• [To be done]
Return all lines that include the string "with".

:: Record excerpts

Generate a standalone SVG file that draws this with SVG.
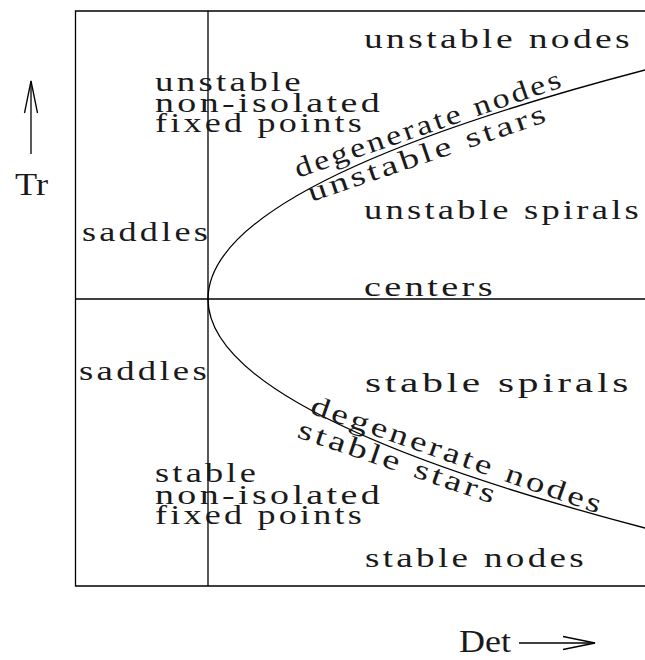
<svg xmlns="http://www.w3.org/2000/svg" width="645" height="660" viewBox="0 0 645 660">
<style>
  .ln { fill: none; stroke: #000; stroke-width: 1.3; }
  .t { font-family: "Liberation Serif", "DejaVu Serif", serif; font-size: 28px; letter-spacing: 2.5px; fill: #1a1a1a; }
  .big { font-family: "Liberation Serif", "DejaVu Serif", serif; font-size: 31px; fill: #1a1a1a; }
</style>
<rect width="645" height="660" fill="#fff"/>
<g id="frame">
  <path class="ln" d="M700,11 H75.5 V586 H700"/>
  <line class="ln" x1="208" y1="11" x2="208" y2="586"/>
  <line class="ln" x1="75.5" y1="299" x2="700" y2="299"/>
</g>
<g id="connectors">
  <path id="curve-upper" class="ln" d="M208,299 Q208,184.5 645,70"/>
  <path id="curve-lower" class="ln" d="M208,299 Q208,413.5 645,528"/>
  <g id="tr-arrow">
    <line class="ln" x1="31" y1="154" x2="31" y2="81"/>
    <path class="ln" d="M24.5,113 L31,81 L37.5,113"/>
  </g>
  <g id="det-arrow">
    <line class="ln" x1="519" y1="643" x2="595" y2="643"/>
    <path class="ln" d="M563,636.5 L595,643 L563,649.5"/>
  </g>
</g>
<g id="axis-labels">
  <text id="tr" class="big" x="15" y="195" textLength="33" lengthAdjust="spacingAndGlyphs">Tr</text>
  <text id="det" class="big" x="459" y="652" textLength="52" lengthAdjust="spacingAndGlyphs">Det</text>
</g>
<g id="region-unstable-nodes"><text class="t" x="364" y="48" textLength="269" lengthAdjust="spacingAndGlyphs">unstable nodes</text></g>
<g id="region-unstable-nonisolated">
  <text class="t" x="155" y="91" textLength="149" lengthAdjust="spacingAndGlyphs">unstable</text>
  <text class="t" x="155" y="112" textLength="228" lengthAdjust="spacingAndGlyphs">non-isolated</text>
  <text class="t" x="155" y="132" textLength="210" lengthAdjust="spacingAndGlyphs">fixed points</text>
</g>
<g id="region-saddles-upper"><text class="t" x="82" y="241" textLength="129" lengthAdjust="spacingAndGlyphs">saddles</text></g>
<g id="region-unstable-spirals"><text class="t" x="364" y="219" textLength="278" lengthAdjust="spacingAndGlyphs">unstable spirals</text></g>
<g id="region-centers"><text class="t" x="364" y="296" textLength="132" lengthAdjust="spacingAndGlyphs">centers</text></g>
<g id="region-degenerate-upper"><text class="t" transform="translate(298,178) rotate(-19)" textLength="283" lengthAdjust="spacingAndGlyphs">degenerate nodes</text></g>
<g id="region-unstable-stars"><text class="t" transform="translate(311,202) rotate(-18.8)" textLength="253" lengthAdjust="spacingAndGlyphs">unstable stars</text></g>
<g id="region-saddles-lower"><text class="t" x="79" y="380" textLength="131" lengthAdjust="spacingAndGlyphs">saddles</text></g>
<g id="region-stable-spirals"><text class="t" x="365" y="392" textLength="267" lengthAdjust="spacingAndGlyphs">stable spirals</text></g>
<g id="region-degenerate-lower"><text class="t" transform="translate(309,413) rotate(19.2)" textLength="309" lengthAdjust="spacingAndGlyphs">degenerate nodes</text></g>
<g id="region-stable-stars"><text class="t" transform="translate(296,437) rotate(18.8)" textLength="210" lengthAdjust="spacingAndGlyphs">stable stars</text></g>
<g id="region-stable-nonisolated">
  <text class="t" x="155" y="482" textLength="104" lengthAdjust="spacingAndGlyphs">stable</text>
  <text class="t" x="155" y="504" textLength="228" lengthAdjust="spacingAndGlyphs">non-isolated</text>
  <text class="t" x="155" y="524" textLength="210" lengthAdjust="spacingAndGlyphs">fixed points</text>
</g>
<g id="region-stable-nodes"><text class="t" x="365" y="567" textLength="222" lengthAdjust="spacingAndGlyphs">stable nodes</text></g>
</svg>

::::
:: Record excerpts

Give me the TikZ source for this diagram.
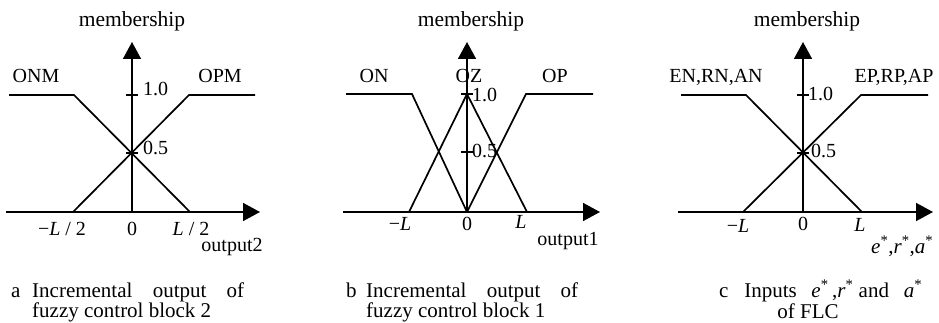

::::
:: Record excerpts

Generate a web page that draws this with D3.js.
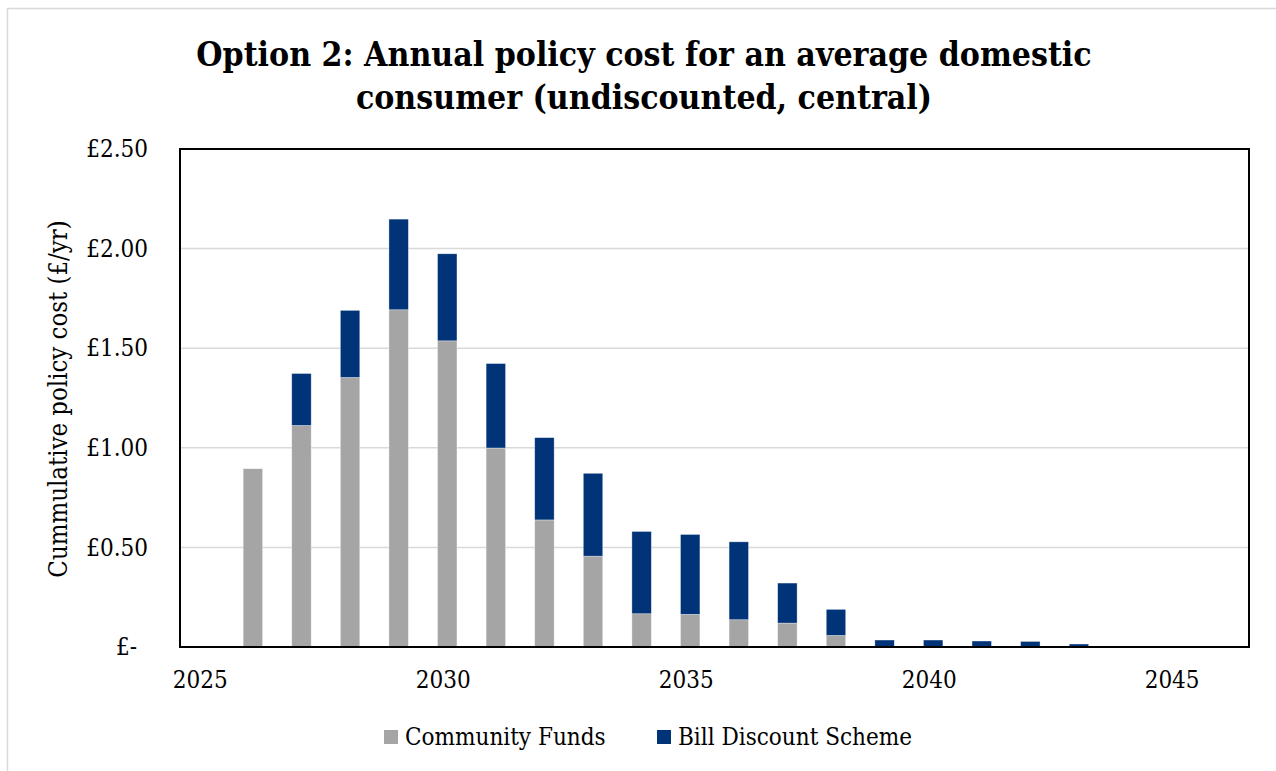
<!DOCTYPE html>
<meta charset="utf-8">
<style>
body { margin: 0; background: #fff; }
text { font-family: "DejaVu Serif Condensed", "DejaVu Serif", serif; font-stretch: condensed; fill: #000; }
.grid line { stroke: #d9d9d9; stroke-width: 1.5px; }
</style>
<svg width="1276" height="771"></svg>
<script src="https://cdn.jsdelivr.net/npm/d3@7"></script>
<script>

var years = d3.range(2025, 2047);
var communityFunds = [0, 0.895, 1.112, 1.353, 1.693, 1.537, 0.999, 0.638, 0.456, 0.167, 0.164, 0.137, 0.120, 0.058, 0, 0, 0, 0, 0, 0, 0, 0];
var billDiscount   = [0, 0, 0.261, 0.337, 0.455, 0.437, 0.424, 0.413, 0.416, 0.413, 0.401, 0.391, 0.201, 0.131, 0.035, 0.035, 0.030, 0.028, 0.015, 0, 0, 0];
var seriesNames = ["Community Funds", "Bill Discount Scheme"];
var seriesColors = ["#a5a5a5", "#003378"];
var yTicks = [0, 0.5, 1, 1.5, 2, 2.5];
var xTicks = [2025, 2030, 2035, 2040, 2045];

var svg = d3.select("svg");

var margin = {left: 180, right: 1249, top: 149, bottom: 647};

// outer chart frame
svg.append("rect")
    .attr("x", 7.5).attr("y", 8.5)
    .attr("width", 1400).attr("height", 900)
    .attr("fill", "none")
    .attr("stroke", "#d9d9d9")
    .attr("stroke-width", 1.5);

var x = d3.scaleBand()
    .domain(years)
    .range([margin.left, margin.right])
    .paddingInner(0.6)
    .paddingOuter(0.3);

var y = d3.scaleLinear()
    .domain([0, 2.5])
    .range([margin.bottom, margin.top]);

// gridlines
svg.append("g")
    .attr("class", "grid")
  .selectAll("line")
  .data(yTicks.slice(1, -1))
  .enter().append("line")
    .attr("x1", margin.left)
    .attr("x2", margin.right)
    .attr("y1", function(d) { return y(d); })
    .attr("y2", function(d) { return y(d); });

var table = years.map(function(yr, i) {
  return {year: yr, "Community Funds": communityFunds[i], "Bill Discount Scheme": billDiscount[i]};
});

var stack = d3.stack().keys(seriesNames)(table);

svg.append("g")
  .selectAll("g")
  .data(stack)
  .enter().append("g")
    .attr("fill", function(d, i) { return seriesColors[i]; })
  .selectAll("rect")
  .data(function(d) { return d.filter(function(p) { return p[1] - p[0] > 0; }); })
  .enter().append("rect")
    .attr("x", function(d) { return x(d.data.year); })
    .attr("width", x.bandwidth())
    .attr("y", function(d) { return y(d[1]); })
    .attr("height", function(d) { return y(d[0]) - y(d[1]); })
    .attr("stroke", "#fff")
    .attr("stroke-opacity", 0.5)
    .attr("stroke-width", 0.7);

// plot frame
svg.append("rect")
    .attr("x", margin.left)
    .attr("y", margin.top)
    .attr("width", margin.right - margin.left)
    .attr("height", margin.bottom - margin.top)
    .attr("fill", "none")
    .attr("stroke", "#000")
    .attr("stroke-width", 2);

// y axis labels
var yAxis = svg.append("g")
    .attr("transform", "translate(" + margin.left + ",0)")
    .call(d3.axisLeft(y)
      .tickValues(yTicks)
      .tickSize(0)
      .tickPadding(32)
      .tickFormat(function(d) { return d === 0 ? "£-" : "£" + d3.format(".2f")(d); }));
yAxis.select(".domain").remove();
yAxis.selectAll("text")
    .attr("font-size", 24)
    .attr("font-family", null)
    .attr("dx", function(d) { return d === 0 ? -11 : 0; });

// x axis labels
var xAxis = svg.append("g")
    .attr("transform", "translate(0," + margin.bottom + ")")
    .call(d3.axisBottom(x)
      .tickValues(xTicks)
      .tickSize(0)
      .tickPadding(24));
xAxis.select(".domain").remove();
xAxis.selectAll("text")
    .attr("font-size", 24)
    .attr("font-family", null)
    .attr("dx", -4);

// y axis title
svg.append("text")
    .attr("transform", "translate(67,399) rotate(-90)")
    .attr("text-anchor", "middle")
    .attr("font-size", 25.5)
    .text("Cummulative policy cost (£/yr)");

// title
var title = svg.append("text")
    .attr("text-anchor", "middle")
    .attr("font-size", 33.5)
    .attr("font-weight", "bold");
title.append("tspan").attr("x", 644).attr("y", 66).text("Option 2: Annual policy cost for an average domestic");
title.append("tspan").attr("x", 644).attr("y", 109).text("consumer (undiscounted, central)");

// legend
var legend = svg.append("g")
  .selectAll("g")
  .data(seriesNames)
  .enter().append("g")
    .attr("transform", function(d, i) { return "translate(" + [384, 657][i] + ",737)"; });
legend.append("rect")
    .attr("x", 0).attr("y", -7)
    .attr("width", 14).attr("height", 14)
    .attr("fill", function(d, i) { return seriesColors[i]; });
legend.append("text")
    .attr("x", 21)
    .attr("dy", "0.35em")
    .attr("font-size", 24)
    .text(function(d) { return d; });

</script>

::::

• [Final result]
Generate a standalone SVG file that draws this with SVG.
Generate a web page that draws this with D3.js.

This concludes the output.